Mark Gaspar, a master’s student at York University doing research on sexual behaviour and risk, said city councillor Adam Giambrone’s behaviour won’t faze younger people at all, wrote Michael Valpy in his Feb. 10 Globe and Mail column, published before Giambrone dropped out of the Toronto mayoral race. Gaspar said Giambrone had come across as a "real person, a more relatable person," by admitting to what he’d done, and even his dalliance by text-message enhanced his relatability to the age demographic he’s courting.
Infants know when you’re being a jerk
Infants as young as six months old can read and interpret the intentions of people around them, according to a York University study, reported the Toronto Star at ParentCentral.ca Feb. 8.
“For parents and caregivers, it gives you some peace of mind knowing that if you’re trying to be helpful to infants around six months of age, there’s a good chance they can pick up on that and be patient,” said Heidi Marsh (MA ’07), the PhD candidate who was part of the study. The results will be published in the journal Infancy.
The study suggests that six-month-olds know when someone is teasing or manipulating them. But they also understand if someone is trying to help, but can’t because of factors beyond the adult’s control.
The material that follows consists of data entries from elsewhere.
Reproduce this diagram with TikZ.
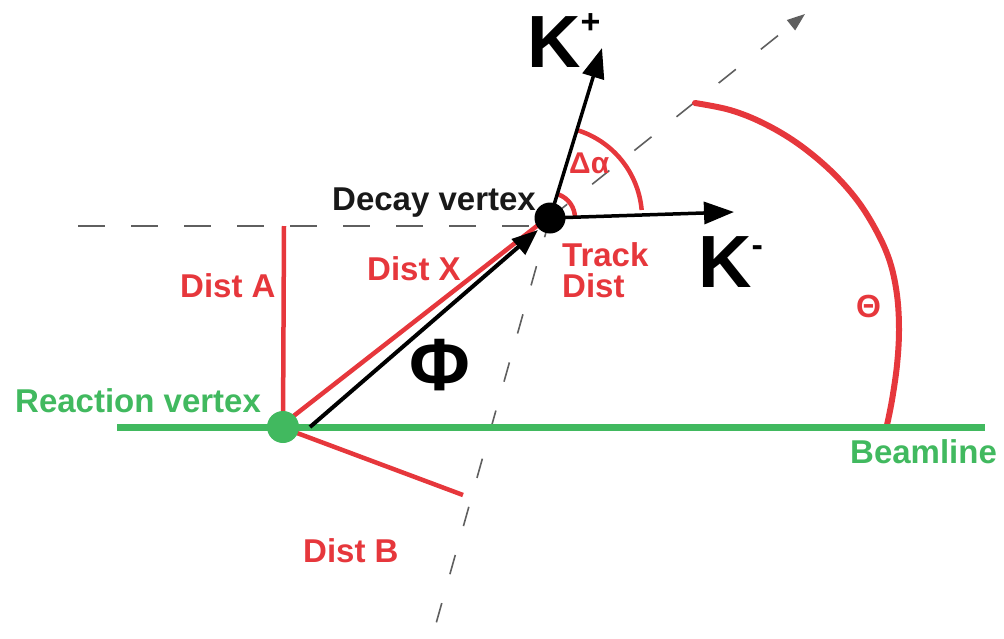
\documentclass[tikz,border=0pt]{standalone}
\usepackage{fontspec}
\setmainfont{Liberation Sans}
\usetikzlibrary{arrows.meta}
\definecolor{myred}{RGB}{230,55,60}
\definecolor{mygreen}{RGB}{65,185,95}
\definecolor{dashgray}{RGB}{95,95,95}
\definecolor{txtblack}{RGB}{25,25,25}
\begin{document}
\begin{tikzpicture}[x=1pt,y=-1pt,
  redline/.style={draw=myred, line width=4.5pt},
  thetaline/.style={draw=myred, line width=6pt, line cap=round},
  greenline/.style={draw=mygreen, line width=7pt},
  hguide/.style={draw=dashgray, line width=1.8pt, dash pattern=on 27pt off 26pt},
  guide/.style={draw=dashgray, line width=1.6pt, dash pattern=on 22pt off 32pt},
  karrow/.style={draw=black, line width=3.5pt, -{Triangle[length=30pt,width=22pt]}},
  phiarrow/.style={draw=black, line width=4pt, -{Triangle[length=26pt,width=20pt]}},
  lbl/.style={inner sep=0pt, font=\bfseries\fontsize{33}{31}\selectfont},
  biglbl/.style={inner sep=0pt, font=\bfseries\fontsize{74}{74}\selectfont},
  vdot/.style={circle, inner sep=0pt, minimum size=#1}
]
\useasboundingbox (0,0) rectangle (1004,638);

% vertices
\coordinate (rvc) at (283,427);
\coordinate (dvc) at (550,218);

% guide lines
\coordinate (hs) at (78,226);
\coordinate (he) at (535,226);
\coordinate (ftip) at (805,14);
\coordinate (bk) at (430,645);
\draw[hguide] (hs) -- (he);
\draw[guide, -{Triangle[length=18pt,width=13pt]}] (dvc) -- (ftip);
\draw[guide, dash pattern=on 20pt off 30pt] (dvc) -- (bk);

% red distances
\coordinate (dat) at (284,226);
\draw[redline] (dat) -- (rvc);
\coordinate (dxs) at (291,418);
\coordinate (dxe) at (542,222);
\draw[redline] (dxs) -- (dxe);
\coordinate (dbs) at (297,433);
\coordinate (dbe) at (463,495);
\draw[redline] (dbs) -- (dbe);

% angle arcs
\draw[redline] ([shift={(5:92pt)}]dvc) arc[start angle=5, end angle=73, radius=92pt];
\draw[redline] ([shift={(0:25pt)}]dvc) arc[start angle=0, end angle=70, radius=25pt];
\draw[thetaline] plot[smooth, tension=0.6] coordinates {(695,103) (730,110) (763,123) (797,143) (830,170) (857,200) (877,232) (890,262) (897,295) (899,330) (897,365) (892,400) (887,425)};

% beamline
\coordinate (bls) at (117,427);
\coordinate (ble) at (985,427);
\draw[greenline] (bls) -- (ble);
\node[vdot=32pt, fill=mygreen] (rv) at (rvc) {};

% black arrows
\coordinate (phs) at (310,427);
\coordinate (phe) at (538,230);
\draw[phiarrow] (phs) -- (phe);
\coordinate (kp) at (602,48);
\coordinate (km) at (734,212);
\draw[karrow] (dvc) -- (kp);
\draw[karrow] (dvc) -- (km);
\node[vdot=31pt, fill=black] (dv) at (dvc) {};

% labels
\node[lbl, text=txtblack, anchor=base west] (ldv) at (332,210) {Decay vertex};
\node[lbl, text=mygreen, anchor=base west] (lrv) at (15,412) {Reaction vertex};
\node[lbl, text=mygreen, anchor=base west] (lbl) at (850,463) {Beamline};
\node[lbl, text=myred, anchor=base west] (lda) at (180,297) {Dist A};
\node[lbl, text=myred, anchor=base west] (ldx) at (367,280) {Dist X};
\node[lbl, text=myred, anchor=base west] (ldb) at (303,562) {Dist B};
\node[lbl, text=myred, anchor=north west, align=left] (ltd) at (562,242) {Track\\Dist};
\node[inner sep=0pt, text=myred, anchor=base west, font=\bfseries\fontsize{30}{30}\selectfont] (lda2) at (569,173) {Δα};
\node[inner sep=0pt, text=myred, anchor=base west, font=\bfseries\fontsize{32}{32}\selectfont] (lth) at (856,317) {Θ};
\node[biglbl, anchor=base] (lphi) at (440,390) {Φ};
\node[biglbl, anchor=base west] (lkp) at (527,67) {K\raisebox{34pt}{\fontsize{34}{34}\selectfont +}};
\node[biglbl, anchor=base west] (lkm) at (698,287) {K\raisebox{31pt}{\fontsize{34}{34}\selectfont -}};
\end{tikzpicture}
\end{document}
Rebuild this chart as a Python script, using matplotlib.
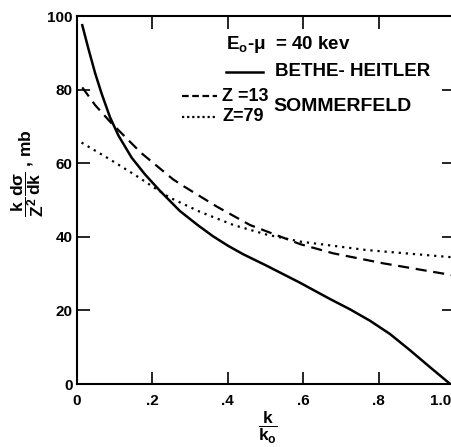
import matplotlib.pyplot as plt
import matplotlib.transforms as mtransforms

# values (k/k0 vs k/Z^2 dsigma/dk, mb)
bh_x = [0.014, 0.03, 0.048, 0.065, 0.0875, 0.11, 0.145, 0.18, 0.22, 0.273, 0.32,
        0.36, 0.40, 0.44, 0.5, 0.59, 0.671, 0.724, 0.777, 0.83, 0.883, 0.936, 0.99]
bh_y = [97.5, 91.2, 84.5, 79.0, 72.5, 67.5, 61.5, 57.0, 52.5, 47.0, 43.2,
        40.2, 37.6, 35.3, 32.3, 27.6, 23.1, 20.3, 17.2, 13.6, 9.2, 4.6, 0.0]

z13_x = [0.014, 0.048, 0.0875, 0.17, 0.255, 0.282, 0.371, 0.459, 0.592, 0.68, 0.812, 1.0]
z13_y = [80.6, 75.8, 71.3, 62.8, 55.6, 53.8, 48.2, 43.2, 38.0, 35.5, 32.8, 29.5]

z79_x = [0.012, 0.083, 0.154, 0.207, 0.247, 0.326, 0.415, 0.503, 0.592, 0.768, 1.0]
z79_y = [65.6, 61.3, 56.8, 53.2, 50.6, 46.8, 43.2, 40.6, 38.7, 36.4, 34.4]

x_ticks = [0, 0.2, 0.4, 0.6, 0.8, 1.0]
x_labels = ["0", ".2", ".4", ".6", ".8", "1.0"]
y_ticks = [0, 20, 40, 60, 80, 100]

plt.rcParams['font.family'] = ['Liberation Sans', 'DejaVu Sans']
plt.rcParams['mathtext.fontset'] = 'custom'
plt.rcParams['mathtext.rm'] = 'Liberation Sans:bold'
plt.rcParams['mathtext.it'] = 'Liberation Sans:bold'
plt.rcParams['mathtext.bf'] = 'Liberation Sans:bold'

fig = plt.figure(figsize=(4.52, 4.47), dpi=100)
ax = fig.add_axes([77 / 452, 63 / 447, 377 / 452, 368 / 447])

ax.plot(bh_x, bh_y, color='black', lw=1.8, solid_joinstyle='round')
ax.plot(z13_x, z13_y, color='black', lw=1.6, ls=(0, (5, 3)))
ax.plot(z79_x, z79_y, color='black', lw=1.6, ls=(0, (1, 2.2)))

ax.set_xlim(0, 1.0)
ax.set_ylim(0, 100)
ax.set_xticks(x_ticks)
ax.set_xticklabels(x_labels)
ax.set_yticks(y_ticks)
ax.tick_params(direction='in', length=9, width=1.2, top=True, right=True,
               labelsize=11, pad=7)
ax.tick_params(axis='y', pad=3)
for lab in ax.get_xticklabels() + ax.get_yticklabels():
    lab.set_fontweight('bold')
# last x label sits at the right edge of the figure
last = ax.get_xticklabels()[-1]
last.set_ha('right')
last.set_transform(last.get_transform() + mtransforms.ScaledTranslation(-3 / 100, 0, fig.dpi_scale_trans))
for sp in ax.spines.values():
    sp.set_linewidth(1.5)
ax.spines['right'].set_visible(False)

# annotation / legend text
ax.text(0.395, 92.2, r"E$_o$-$\mu$  = 40 kev", fontsize=13.5, fontweight='bold', va='center')
ax.plot([0.395, 0.494], [84.8, 84.8], color='black', lw=1.8)
ax.text(0.525, 84.8, "BETHE- HEITLER", fontsize=13.5, fontweight='bold', va='center')
ax.plot([0.278, 0.372], [78.2, 78.2], color='black', lw=1.6, ls=(0, (3, 1.6)))
ax.text(0.385, 78.2, "Z =13", fontsize=13, fontweight='bold', va='center')
ax.plot([0.278, 0.372], [72.6, 72.6], color='black', lw=1.6, ls=(0, (1, 1.3)))
ax.text(0.385, 72.6, "Z=79", fontsize=13, fontweight='bold', va='center')
ax.text(0.52, 75.5, "SOMMERFELD", fontsize=14, fontweight='bold', va='center')

fig.text(28 / 452, 1 - 173 / 447, r"$\dfrac{k}{Z^2}\dfrac{d\sigma}{dk}$ , mb",
         rotation=90, ha='center', va='center', fontsize=12.5, fontweight='bold')
fig.text(268 / 452, 1 - 428 / 447, r"$\dfrac{k}{k_o}$", ha='center', va='center',
         fontsize=12.5, fontweight='bold')

fig.savefig('out.png', dpi=100)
- "Babies can tell if you’re teasing or being manipulative, and they let you know it," said Heidi Marsh, in a story about the study published in The Barrie Examiner Feb. 10.
- The study was mentioned on CFRB’s “Live Drive With John Tory” and CKEM-TV’s “Breakfast Television” in Edmonton on Feb. 9, and on CJOB-AM’s “Adler On Line” in Winnipeg on Feb. 8.
Protester-turned-lawyer sues police
A student protester turned Kitchener lawyer took his crusade against police wrongdoing to a Toronto small claims court Tuesday, asking $25,000 in damages for injuries that include being labelled a neo-Nazi in an internal document, reported the Waterloo Region Record Feb. 10. Davin Charney (LLB ’07), who is Jewish, also alleges he was wrongfully arrested and that police broke into his home.
As a student activist, Charney was arrested at least 15 times but never criminally convicted. Now his specialty is taking police to small claims court and says he has won $15,000 in such suits for clients. Waterloo Regional Police also paid him $9,000 in an out-of-court settlement.
Events in the current case began with a stray hat. On Jan. 20, 2005, Charney took part in a protest at York University, where he was going to law school, against then US president George W. Bush’s inauguration. During a scuffle, a Toronto police officer lost his hat.
Charney scooped it up and dropped it at the lost and found. An officer later picked it up, he says. Police lawyer Robin Squires testified in opening remarks that the hat and badge were never recovered. Five days after the protest, then-US ambassador Paul Celluci arrived on campus. Security personnel spotted Charney and arrested him. A police check showed he was on bail facing charges – later dropped – of assaulting a neo-Nazi in Kitchener.
From out of anti-Semitism’s muck, scholarly gold
Anthony Julius is a public figure in England, as well known for literary criticism as for his legal activism against anti-Semitism, wrote the National Post Feb. 10. Julius, who was also Princess Diana’s divorce lawyer, is coming to York University this weekend to talk about his new book, Trials of the Diaspora: A History of Anti-Semitism in England, an exhaustively researched tome (600 pages of text, 200 pages of footnotes) to better understand both anti-Semitism and himself: "The English Jew is what he is in part because of English anti-Semitism."